One of the results of this preaching to the non-Jews was that many of their listeners had no familiarity with Jewish religious customs. Further, the Roman authorities became to look on Christianity as a new political challenge to the might of Rome from a another minor Jewish sect.

The Gentile converts were tempted to mix some of their pagan beliefs and practices into their form of Christianity, thus distorting central features of the Christian faith, eg. previous experience with religious meals that were part of pagan worship confused some new Christians about the meaning of the Eucharist, the Lord’s Supper. Again we find Paul talking about the eating of meat that had been offer to pagan gods.
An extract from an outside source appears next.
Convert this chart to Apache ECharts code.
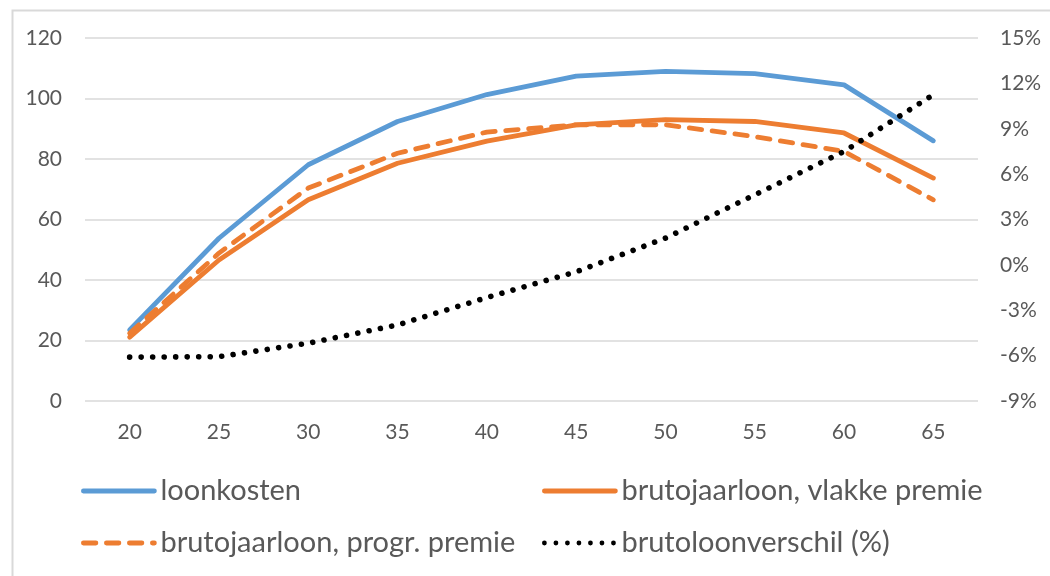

This change from one culture to another, from one language to another took place very rapidly; in fact, the Hellenistic Gentile stage was from 40 to 55 CE and that was only ten years after the death and resurrection of Jesus and the formation of the new Church. Such extensive transference of religious meaning from one culture to another required extraordinary openness and understanding; it reveals the longing that the Greco-Roman world had for a meaning to their lives which their own culture was not giving.  Extraordinary skill was required to adapt religious practices and traditions forged in the Semitic tradition to conform to the ways people thought and the symbols which were meaningful in Hellenistic culture.